At the time, I lived in the country and they were free-range dogs and lived a great life. Thelma died some years ago and Louise finally passed this year. When I left my home in Arkansas, I had to leave them with my sister there, as I couldn't find leased properties in the city that would accept large dogs. They had a great time while they were alive.

My dogs are always sweet, and I never allowed them to menace or intimidate. Children were perfectly safe around them, only in danger of being loved to death.

Dogs resembling Rotties have been found in mosaics from the Roman Empire. They were used to protect children and carry the money and jewels of travelers. SAY WHAT? It's true! What they'd do is take a pack of Rotties, put identical side bags on them to keep robbers from spotting the one dog with the loot and then hit the road. Anyone attacking a dog became dog food.

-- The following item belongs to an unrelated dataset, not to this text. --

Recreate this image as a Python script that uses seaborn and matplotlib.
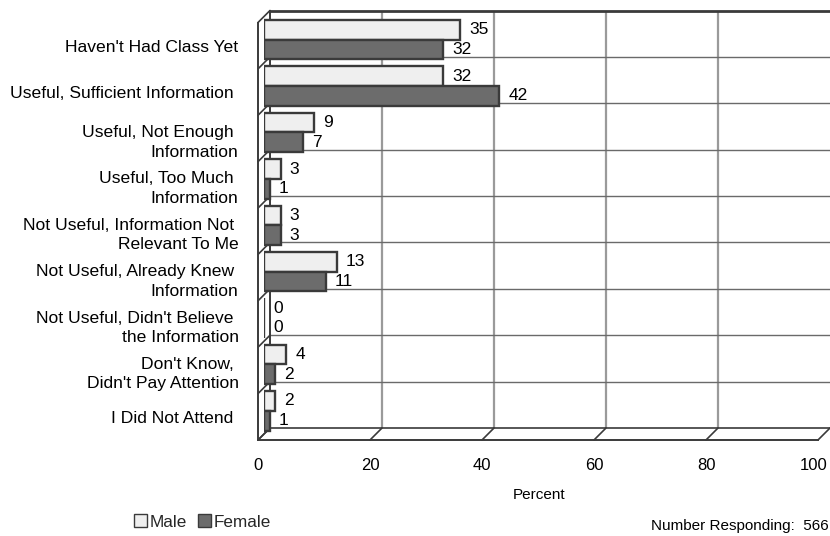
import matplotlib
matplotlib.use("Agg")
import matplotlib.pyplot as plt
import matplotlib.transforms as mtransforms
import seaborn as sns
import pandas as pd
from matplotlib.patches import Patch, ConnectionPatch

# ---- data -------------------------------------------------------------
categories = [
    "Haven't Had Class Yet",
    "Useful, Sufficient Information ",
    "Useful, Not Enough \nInformation",
    "Useful, Too Much \nInformation",
    "Not Useful, Information Not \nRelevant To Me",
    "Not Useful, Already Knew \nInformation",
    "Not Useful, Didn't Believe \nthe Information",
    "Don't Know, \nDidn't Pay Attention",
    "I Did Not Attend ",
]
male = [35, 32, 9, 3, 3, 13, 0, 4, 2]
female = [32, 42, 7, 1, 3, 11, 0, 2, 1]
groups = ["Male", "Female"]
x_ticks = [0, 20, 40, 60, 80, 100]
x_label = "Percent"
respondents = 566

df = pd.DataFrame({
    "answer": categories * 2,
    "percent": male + female,
    "sex": [groups[0]] * len(categories) + [groups[1]] * len(categories),
})

# ---- style ------------------------------------------------------------
sns.set_theme(style="white")
plt.rcParams["font.family"] = ["Liberation Sans", "DejaVu Sans"]

MALE_C = "#efefef"
FEMALE_C = "#6c6c6c"
EDGE_C = "#3a3a3a"
FRAME_C = "#3a3a3a"

W, H = 830, 536
fig = plt.figure(figsize=(W / 100, H / 100), dpi=100)
fig.patch.set_facecolor("white")


def rect(left, top, right, bottom):
    return [left / W, 1 - bottom / H, (right - left) / W, (bottom - top) / H]


# front plane, back wall, and the mid-depth plane the bars live on
DX, DY = 12, 12
FL, FT, FR, FB = 258, 22.5, 818, 440
ax_back = fig.add_axes(rect(FL + DX, FT - DY, FR + DX, FB - DY))
ax_bar = fig.add_axes(rect(FL + DX / 2, FT - DY / 2, FR + DX / 2, FB - DY / 2))
ax_front = fig.add_axes(rect(FL, FT, FR, FB))

n = len(categories)
for ax in (ax_back, ax_bar, ax_front):
    ax.set_xlim(0, 100)
    ax.set_ylim(n - 0.5, -0.5)

# ---- back wall ----------------------------------------------------------
ax_back.set_zorder(0)
for v in x_ticks[1:-1]:
    ax_back.axvline(v, color="#9a9a9a", lw=1.6, zorder=1)
for k in range(n - 1):
    ax_back.axhline(k + 0.5, color="#6a6a6a", lw=1.0, zorder=1)
ax_back.spines["right"].set_visible(False)
ax_back.spines["top"].set_color(FRAME_C)
ax_back.spines["top"].set_linewidth(2.0)
ax_back.spines["left"].set_color(FRAME_C)
ax_back.spines["left"].set_linewidth(1.4)
ax_back.spines["bottom"].set_color(FRAME_C)
ax_back.spines["bottom"].set_linewidth(1.2)
ax_back.set_xticks([])
ax_back.set_yticks([])


# side wall and floor edges joining front plane to back wall
def depth_line(x, y):
    con = ConnectionPatch(xyA=(x, y), coordsA=ax_front.transData,
                          xyB=(x, y), coordsB=ax_back.transData,
                          color=FRAME_C, lw=1.2, zorder=2)
    fig.add_artist(con)


for k in range(n + 1):
    depth_line(0, k - 0.5)
for v in x_ticks:
    depth_line(v, n - 0.5)

# ---- bars ---------------------------------------------------------------
ax_bar.set_zorder(2)
ax_bar.patch.set_visible(False)
sns.barplot(data=df, y="answer", x="percent", hue="sex", orient="h",
            palette={groups[0]: MALE_C, groups[1]: FEMALE_C}, saturation=1,
            width=0.85, edgecolor=EDGE_C, linewidth=1.7, legend=False,
            ax=ax_bar)
ax_bar.set_xlim(0, 100)
ax_bar.set_ylim(n - 0.5, -0.5)
for cont in ax_bar.containers:
    ax_bar.bar_label(cont, fmt="%d", padding=6.5, fontsize=12.5, color="black")
for s in ax_bar.spines.values():
    s.set_visible(False)
ax_bar.set_xticks([])
ax_bar.set_yticks([])
ax_bar.set_xlabel("")
ax_bar.set_ylabel("")

# ---- front axes: ticks and labels ---------------------------------------
ax_front.set_zorder(3)
ax_front.patch.set_visible(False)
ax_front.spines["top"].set_visible(False)
ax_front.spines["right"].set_visible(False)
for side in ("left", "bottom"):
    ax_front.spines[side].set_color(FRAME_C)
    ax_front.spines[side].set_linewidth(1.4)
ax_front.set_xticks(x_ticks)
ax_front.set_xticklabels([str(v) for v in x_ticks], fontsize=12)
ax_front.set_xticks(range(0, 101, 5), minor=True)
ax_front.tick_params(axis="x", which="major", direction="out", length=4.5,
                     width=1.0, color=FRAME_C, pad=8.5, labelcolor="black")
ax_front.tick_params(axis="x", which="minor", direction="out", length=3.5,
                     width=1.0, color=FRAME_C)
# keep the last tick label inside the figure edge
last = ax_front.get_xticklabels()[-1]
last.set_transform(last.get_transform() +
                   mtransforms.ScaledTranslation(-4 / 100, 0, fig.dpi_scale_trans))
ax_front.set_yticks(range(n))
ax_front.set_yticklabels(categories, fontsize=12.6)
for lab in ax_front.get_yticklabels():
    lab.set_linespacing(1.38)
ax_front.tick_params(axis="y", which="major", direction="out", length=6.5,
                     width=1.0, color=FRAME_C, pad=7.5, labelcolor="black")
ax_front.tick_params(axis="y", which="minor", length=0)
ax_front.grid(False)

# ---- annotations --------------------------------------------------------
fig.text(539 / W, 1 - 495 / H, x_label, ha="center", va="center",
         fontsize=11, color="black")
fig.text(829 / W, 1 - 526 / H, f"Number Responding:  {respondents}",
         ha="right", va="center", fontsize=11, color="black")

handles = [Patch(facecolor=MALE_C, edgecolor=EDGE_C, lw=1.0),
           Patch(facecolor=FEMALE_C, edgecolor=EDGE_C, lw=1.0)]
fig.legend(handles=handles, labels=groups, loc="center left",
           bbox_to_anchor=(134 / W, 1 - 522 / H), ncol=2, frameon=False,
           handlelength=0.75, handleheight=0.75, handletextpad=0.15,
           columnspacing=0.65, borderaxespad=0, borderpad=0, fontsize=12.3)

fig.savefig("out.png", dpi=100, facecolor="white")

I had a Dobie and Collie when I was a kid and -- no offense to Collies but they are sweet loving morons compared to Dobies. Mine was a year old when she came and I was 7. When I was 18 she was still treating me like a kid -- protective around strangers. Normally if the doorbell rang when my parents were home, Bertha barely noticed. If I was home alone when the door bell rang she'd go out the doggie door into the back yard, climb the fence, circle the house to see who it was and decide either to chase them off or invite them in if she knew them. If she got bored at home she used to turn up at school around lunch time -- a five mile trek.... and be home before I got there. Crazy dog.